Monday, March 7, 2016

Why Quality Should Come First In Boxing

Cherry picking excites no one

So the other night a strange thing happened - I found myself watching a UFC match. Boxing had just had a pretty good night for itself, it was late, and I wasn't ready for bed (my wife was finishing up a movie), so I decided to check out McGregor-Diaz. And guess what? It was really entertaining. Sure, it was a bit sloppy for my sophisticated boxing taste (I'm so high end, don't ya know?) , but - hey - it was exiting as hell.

To my point - McGregor, the darling of the media - got beaten down by the far less heralded Diaz. It was nice to see since, from my largely objective viewpoint, McGregor is the kind of white, mouthy fighter the UFC has been building up lately for an adoring media. My suspicions were somewhat confirmed later in the weekend when I saw a clip of Diaz on camera saying that McGregor had pretty much gotten special treatment from the UFC.

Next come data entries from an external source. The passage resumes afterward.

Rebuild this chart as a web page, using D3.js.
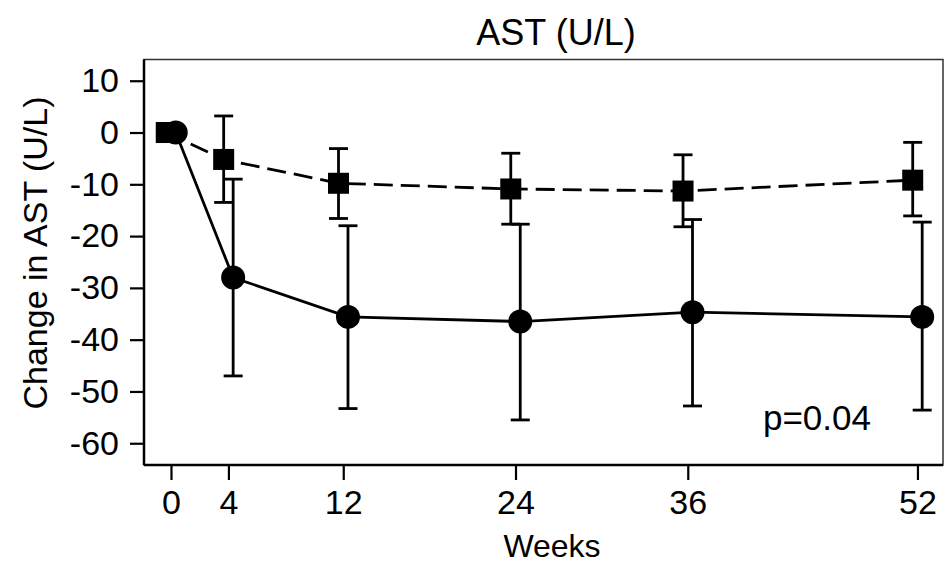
<!DOCTYPE html>
<html>
<head>
<meta charset="utf-8">
<script src="https://cdn.jsdelivr.net/npm/d3@7"></script>
<style>
  html, body { margin: 0; padding: 0; background: #fff; }
  svg { display: block; }
  text { font-family: "Liberation Sans", Arial, sans-serif; fill: #000; }
</style>
</head>
<body>
<svg id="chart" width="944" height="564"></svg>
<script>
// ---- data ----
const weeks = [0, 4, 12, 24, 36, 52];
const xTickLabels = ["0", "4", "12", "24", "36", "52"];
const yTickValues = [10, 0, -10, -20, -30, -40, -50, -60];

// dashed series (square markers)
const squareMean  = [0, -5.2, -9.8, -10.9, -11.3, -9.2];
const squareUpper = [0,  3.2, -3.1,  -4.0,  -4.3, -1.9];
const squareLower = [0, -13.5, -16.6, -17.7, -18.2, -16.1];

// solid series (circle markers)
const circleMean  = [0, -28.0, -35.6, -36.5, -34.7, -35.6];
const circleUpper = [0,  -9.0, -18.0, -17.7, -16.8, -17.3];
const circleLower = [0, -47.0, -53.3, -55.5, -52.8, -53.6];

const titleText = "AST (U/L)";
const xTitle = "Weeks";
const yTitle = "Change in AST (U/L)";
const annotation = "p=0.04";

// ---- layout ----
const svg = d3.select("#chart");
const plot = { left: 144, right: 943, top: 59.5, bottom: 465 };
const x = d3.scaleLinear().domain([-1.88, 53.78]).range([plot.left, plot.right]);
const y = d3.scaleLinear().domain([-64.2, 14.1]).range([plot.bottom, plot.top]);
const dodge = 0.33;
const FS = 34;
const FONT = "Liberation Sans, Arial, sans-serif";

// frame (thin top/right)
svg.append("rect")
  .attr("x", plot.left).attr("y", plot.top)
  .attr("width", plot.right - plot.left).attr("height", plot.bottom - plot.top)
  .attr("fill", "none").attr("stroke", "#333").attr("stroke-width", 1.5);

// axes
const yAxis = d3.axisLeft(y).tickValues(yTickValues).tickSize(14).tickPadding(11).tickFormat(d => String(d));
const gy = svg.append("g").attr("transform", `translate(${plot.left},0)`).call(yAxis);
gy.select(".domain").attr("stroke", "#000").attr("stroke-width", 2.5)
  .attr("d", `M0,${plot.top}V${plot.bottom}`);
gy.selectAll(".tick line").attr("stroke", "#000").attr("stroke-width", 2.2);
gy.selectAll(".tick text").attr("font-size", FS).attr("font-family", FONT).attr("fill", "#000");

const xAxis = d3.axisBottom(x).tickValues(weeks).tickSize(15).tickPadding(10)
  .tickFormat((d, i) => xTickLabels[i]);
const gx = svg.append("g").attr("transform", `translate(0,${plot.bottom})`).call(xAxis);
gx.select(".domain").attr("stroke", "#000").attr("stroke-width", 2.5)
  .attr("d", `M${plot.left},0H${plot.right}`);
gx.selectAll(".tick line").attr("stroke", "#000").attr("stroke-width", 2.2);
gx.selectAll(".tick text").attr("font-size", FS).attr("font-family", FONT).attr("fill", "#000");

// titles
svg.append("text").attr("x", 556).attr("y", 45)
  .attr("text-anchor", "middle").attr("font-size", FS + 2).text(titleText);
svg.append("text").attr("x", 552).attr("y", 557)
  .attr("text-anchor", "middle").attr("font-size", FS - 2).text(xTitle);
svg.append("text").attr("transform", `translate(47,253) rotate(-90)`)
  .attr("text-anchor", "middle").attr("font-size", FS).text(yTitle);
svg.append("text").attr("x", 871).attr("y", 430)
  .attr("text-anchor", "end").attr("font-size", 35).text(annotation);

// ---- series ----
function series(mean, upper, lower, off, dashed) {
  const pts = weeks.map((w, i) => ({ w: w + off, m: mean[i], u: upper[i], l: lower[i] }));
  const line = d3.line().x(d => x(d.w)).y(d => y(d.m));
  svg.append("path").datum(pts).attr("d", line)
    .attr("fill", "none").attr("stroke", "#000").attr("stroke-width", 2.8)
    .attr("stroke-dasharray", dashed ? "19,8" : null);
  const eb = svg.append("g").attr("stroke", "#000").attr("stroke-width", 2.8);
  const withBars = pts.filter(d => d.u !== d.l);
  eb.selectAll("line.v").data(withBars).join("line")
    .attr("x1", d => x(d.w)).attr("x2", d => x(d.w))
    .attr("y1", d => y(d.u)).attr("y2", d => y(d.l));
  ["u", "l"].forEach(k => {
    eb.selectAll("line.c" + k).data(withBars).join("line")
      .attr("x1", d => x(d.w) - 9.5).attr("x2", d => x(d.w) + 9.5)
      .attr("y1", d => y(d[k])).attr("y2", d => y(d[k]));
  });
  return pts;
}

const sq = series(squareMean, squareUpper, squareLower, -dodge, true);
const ci = series(circleMean, circleUpper, circleLower, dodge, false);

svg.append("g").selectAll("rect").data(sq).join("rect")
  .attr("x", d => x(d.w) - 10.5).attr("y", d => y(d.m) - 10.5)
  .attr("width", 21).attr("height", 21).attr("fill", "#000");
svg.append("g").selectAll("circle").data(ci).join("circle")
  .attr("cx", d => x(d.w)).attr("cy", d => y(d.m)).attr("r", 12).attr("fill", "#000");
</script>
</body>
</html>
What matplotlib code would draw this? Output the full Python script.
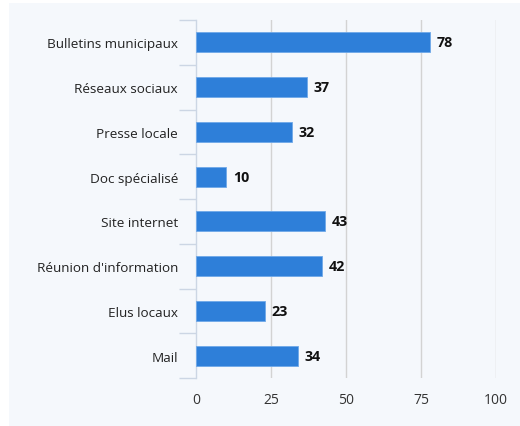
import matplotlib
matplotlib.use("Agg")
from matplotlib import pyplot as plt
from matplotlib.patches import Rectangle
import numpy as np

categories = ["Bulletins municipaux", "Réseaux sociaux", "Presse locale", "Doc spécialisé",
              "Site internet", "Réunion d'information", "Elus locaux", "Mail"]
values = [78, 37, 32, 10, 43, 42, 23, 34]
x_ticks = [0, 25, 50, 75, 100]

plt.rcParams['font.family'] = ['Open Sans', 'DejaVu Sans']

fig = plt.figure(figsize=(5.2, 4.27), dpi=100)
fig.patch.set_facecolor("white")
# light panel behind the chart
fig.patches.append(Rectangle((9 / 520, 0), 1, 1 - 4 / 427, transform=fig.transFigure,
                             facecolor="#f5f8fc", edgecolor="none", zorder=-10))

ax = fig.add_axes([196 / 520, 1 - 379 / 427, 300 / 520, 358 / 427])
ax.set_facecolor("none")

y = np.arange(len(categories))
bars = ax.barh(y, values, height=0.45, color="#2e7fd9", edgecolor="#6fa8e8", linewidth=0.6, zorder=3)
for yi, v in zip(y, values):
    ax.text(v + 2.3, yi, str(v), va="center", ha="left", fontsize=10.3, fontweight="bold", color="#111111")

ax.set_ylim(len(categories) - 0.5, -0.5)
ax.set_xlim(0, 100)
ax.set_xticks(x_ticks)
ax.set_xticklabels([str(t) for t in x_ticks], fontsize=10, color="#333333")
ax.set_yticks(y)
ax.set_yticklabels(categories, fontsize=9.7, color="#222222")
ax.set_yticks(np.arange(len(categories) + 1) - 0.5, minor=True)

ax.tick_params(axis="y", which="major", length=0, pad=13)
ax.tick_params(axis="y", which="minor", length=12, color="#ccd6e4", width=1)
ax.tick_params(axis="x", length=0, pad=10)

for t in x_ticks[1:]:
    ax.axvline(t, color="#d3d3d3", linewidth=1, zorder=1)

for s in ["top", "right", "bottom"]:
    ax.spines[s].set_visible(False)
ax.spines["left"].set_color("#ccd6e4")
ax.spines["left"].set_linewidth(1)

fig.savefig("out.png", dpi=100)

The takeaway - MMA, which one would think from listening to people is the savior of combat sports,  is a lot like boxing in some regards. Yet there's another takeaway here, one that differentiates MMA - or at least the UFC - from boxing: popular MMA fighters like McGregor, whether they receive favored treatment or not, challenge themselves. McGregor supposedly moved up in weight for this fight, what's more, he fights all the time. Could the same be said of Canelo Alvarez?

Keep in mind that these words are being written by a boxing writer, not an MMA writer. Not only that, they're being written by someone who doesn't even want to write about MMA unless it pertains to boxing. In short, they're coming from a boxing fan, not an MMA fan. Yet the truth is the truth, and
the truth is this:

Marketing trumps sportsmanship when it comes to boxing.

And that's not a good thing.

I just read this morning that Billy Joe Saunders is about to face an opponent no one's heard of. He could have faced Gennady Golovkin for tons of money. Billy Joe knows, however, where more steady income can be found. The same may go for Canelo, who, let's face it, seems to want, at the very least, to cash in some more before facing Golovkin in the ring.

This sort of thing hurts the sport, my friends. Sure, McGregor, despite his boasting, won't be earning what Canelo will, but there's something unseemly about easy - or, rather, easier - money. At least that's true when it comes to professional athletes.

Look, boxing is neither dead nor dying. It's not in a great place, though. The modern world, with it's current technology, makes cherry picking harder and harder to do. What's more, the technology is only going to improve, so market based sporting careers are only going to continue to take heat.

And that, frankly, is the good part about all this.